Nos preguntábamos para que han servido tantas cuaresmas o para qué valen la repetición cíclica de nuestros signos y plegarias, si no logramos que arrojen mínimamente algo de luz, o pongan un bálsamo de paz, o abran horizontes nuevos en el mapa del aburrimiento, del miedo o del cansancio.
Hemos de dejarnos sorprender por un Dios que no se repite nunca ni está aburrido, y abrirnos al regalo agraciante que el Señor quiere regalarnos. Comenzábamos pidiendo al inicio de la cuaresma que el ayuno y la abstinencia fueran acogidos por su gracia piadosa como un auxilio en el combate cristiano contras las fuerzas del mal. Hay una batalla siempre abierta, porque los enemigos de la luz y de la verdad, insidian cuando sus penumbras y mentiras quedan desmanteladas. No podemos relajarnos ante tamaña batalla. No vale vivir de ninguna renta, ni nos sirven las conquistas del ayer ya obsoleto cuando teníamos menos canas en la cabeza y había más ganas en nuestros empeños.

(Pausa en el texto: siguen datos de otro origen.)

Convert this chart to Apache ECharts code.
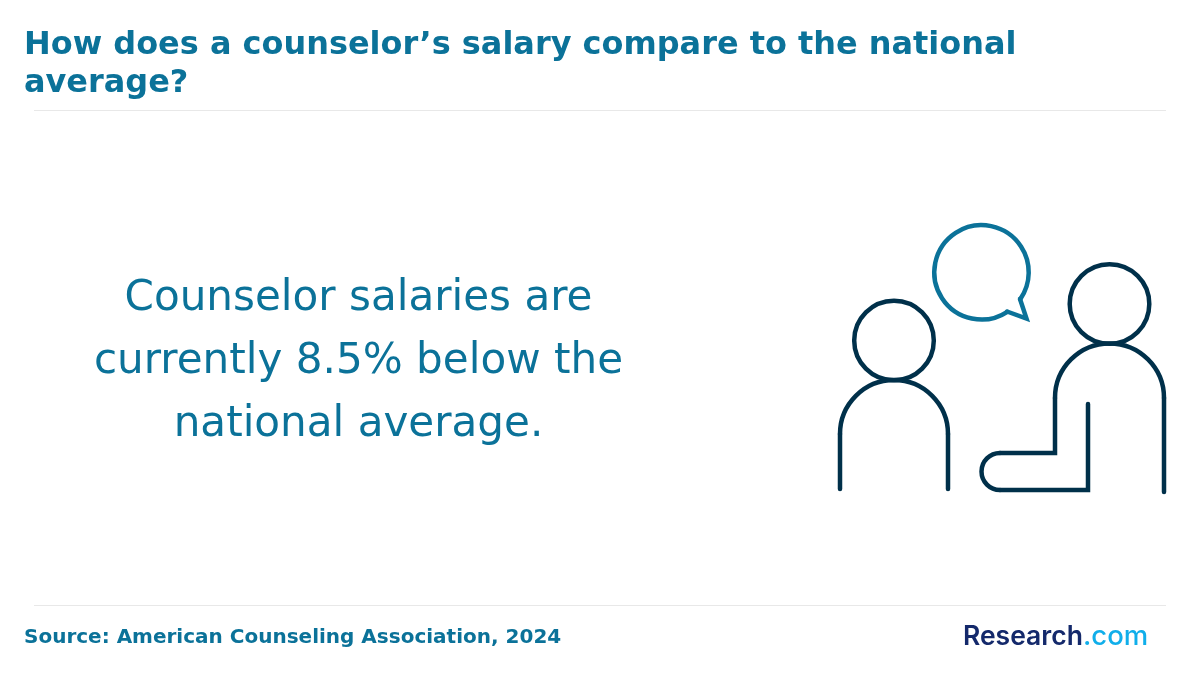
<!DOCTYPE html>
<html>
<head>
<meta charset="utf-8">
<style>
    html, body { margin: 0; padding: 0; background: #fff; }
    #chart-view { width: 1200px; height: 680px; }
</style>
<script src="https://cdn.jsdelivr.net/npm/echarts@6/dist/echarts.min.js"></script>
</head>
<body>
<div id="chart-view"></div>
<script>
var titleLines = ['How does a counselor\u2019s salary compare to the national', 'average?'];
var statementLines = ['Counselor salaries are', 'currently 8.5% below the', 'national average.'];
var sourceText = 'Source: American Counseling Association, 2024';
var logoMain = 'Research';
var logoDomain = '.com';

var teal = '#0b7299';
var navy = '#00304a';
var ruleColor = '#e8e8e8';
var fontName = '"DejaVu Sans", sans-serif';
var PI = Math.PI;

function ruleLine(y) {
    return {
        type: 'line',
        shape: { x1: 34, y1: y, x2: 1166, y2: y },
        style: { stroke: ruleColor, lineWidth: 1 }
    };
}

function iconStyle(color) {
    return { fill: 'none', stroke: color, lineWidth: 4.5, lineCap: 'round', lineJoin: 'miter' };
}
function circle(cx, cy, r, color) {
    return { type: 'circle', shape: { cx: cx, cy: cy, r: r }, style: iconStyle(color) };
}
function arc(cx, cy, r, from, to, color) {
    return {
        type: 'arc',
        shape: { cx: cx, cy: cy, r: r, startAngle: from, endAngle: to, clockwise: true },
        style: iconStyle(color)
    };
}
function poly(points, color) {
    return { type: 'polyline', shape: { points: points }, style: iconStyle(color) };
}

var elements = [ruleLine(110.5), ruleLine(605.5)];

statementLines.forEach(function (line, i) {
    elements.push({
        type: 'text',
        x: 358.5,
        y: 299.5 + i * 63,
        style: {
            text: line,
            fill: teal,
            font: '42.1px ' + fontName,
            textAlign: 'center',
            textVerticalAlign: 'middle'
        }
    });
});

// left person
elements.push(circle(894, 340.5, 39.8, navy));
elements.push(poly([[840, 489], [840, 434]], navy));
elements.push(arc(894, 434, 54, PI, 2 * PI, navy));
elements.push(poly([[948, 434], [948, 489]], navy));

// right person
elements.push(circle(1109.5, 304, 39.8, navy));
elements.push(poly([[1164, 492], [1164, 398]], navy));
elements.push(arc(1109.5, 398, 54.5, PI, 2 * PI, navy));
elements.push(poly([[1055, 398], [1055, 453], [1000, 453]], navy));
elements.push(arc(1000, 471.5, 18.5, PI / 2, 3 * PI / 2, navy));
elements.push(poly([[1000, 490], [1088, 490], [1088, 404]], navy));

// speech bubble
elements.push(arc(981.5, 272.3, 47.2, 56.8 * PI / 180, 395 * PI / 180, teal));
elements.push(poly([[1020, 299], [1026.5, 318.5], [1007, 311.5]], teal));

// logo
elements.push({
    type: 'text',
    x: 963,
    y: 637,
    style: {
        text: logoMain,
        fill: '#14296b',
        font: '600 26.5px Inter, sans-serif',
        textAlign: 'left',
        textVerticalAlign: 'middle'
    }
});
elements.push({
    type: 'text',
    x: 1083,
    y: 637,
    style: {
        text: logoDomain,
        fill: '#10aeea',
        font: '500 27.5px Inter, sans-serif',
        textAlign: 'left',
        textVerticalAlign: 'middle'
    }
});

var chart = echarts.init(document.getElementById('chart-view'), null, { renderer: 'canvas' });
chart.setOption({
    animation: false,
    backgroundColor: '#fff',
    title: [
        {
            text: titleLines.join('\n'),
            left: 19,
            top: 22,
            textStyle: { color: teal, fontFamily: fontName, fontWeight: 'bold', fontSize: 31.95, lineHeight: 38 }
        },
        {
            text: sourceText,
            left: 19,
            top: 622,
            textStyle: { color: teal, fontFamily: fontName, fontWeight: 'bold', fontSize: 20, lineHeight: 22 }
        }
    ],
    graphic: { elements: elements }
});
</script>
</body>
</html>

Hay un ayuno que alimenta. Esta es la paradoja cristiana. Nos nutrimos de cosas que llenan nuestro tiempo, que ofrecen promesas, que seducen a buen precio nuestros ojos y abren cauces a nuestros intereses y saberes. El ayuno no se refiere únicamente a la materialidad de prescindir de unos alimentos un rato, algunas veces, como si fuera un tic devoto que de pronto nos hace comedidamente penitentes. Sin duda que el ayuno ayuda, pero viene a recordarnos como gesto cuaresmal tres grandes verdades:
En primer lugar que no todo lo que engullimos con nuestro cuerpo, con nuestra libertad, con nuestro afecto; no todo lo que llena nuestro tiempo, nuestra alma, nuestros ensueños… nos alimentan de veras. Puede darse que haya panes y viandas, de toda índole, que nos dejan cada vez más hambrientos, plenitudes falsas que nos dejan vacíos, paraísos no alcanzados que nos dejan cada vez más náufragos perdidos. Ayunar significa precisamente esto: abstenernos de lo que verdaderamente no nos nutre ni alimenta en todo lo que nuestra vida es verdadera y espera con esperanza cierta.
En segundo lugar, que hay muchos hermanos nuestros que no pueden elegir ayunar o no hacerlo, porque viven irremediablemente en un ayuno impuesto. Pensemos en la realidad de la gente que se pone con pudor y enorme vergüenza en la fila de nuestros comedores sociales. Yo los he visto. Los he servido. Sé lo que estoy diciendo. El ayuno es un gesto solidario que nos permite ponernos un momento al lado de los que ayunan a la fuerza faltándoles tantas cosas necesarias para llevar una vida serena, digna y en gozosa convivencia. Máxime si este ayuno nuestro (de cuántas cosas podríamos prescindir y de las que poder abstenernos) se concreta en una ayuda a esos hermanos, como quien pone un precio de caridad a la solidaridad cristiana.
Y por último, el ayuno nos permite entender lo que Jesús hizo en el desierto de sus tentaciones: no sólo de pan vive el hombre, sino que está hambriento profundamente de la Palabra de Vida que sale de los labios creadores de Dios. Vale la pena releer el capítulo que dedica a las tentaciones el primer volumen de Benedicto XVI sobre Jesús de Nazaret. Jesús ayunó, hagamos nosotros lo mismo, por sus mismas razones, con el mismo amor, reconociéndonos hambrientos de Él que se parte y reparte en los hermanos que ha puesto a mi lado. El ayuno cristiano no es una dieta de adelgazamiento fitness.
La más honda espiritualidad que reclama la conversión de nuestro corazón, nos emplaza a la más sincera solidaridad que nos hace estar cercanos a quienes menos tienen. Son las dos caras de la única medalla que hace creíble la buena noticia cristiana.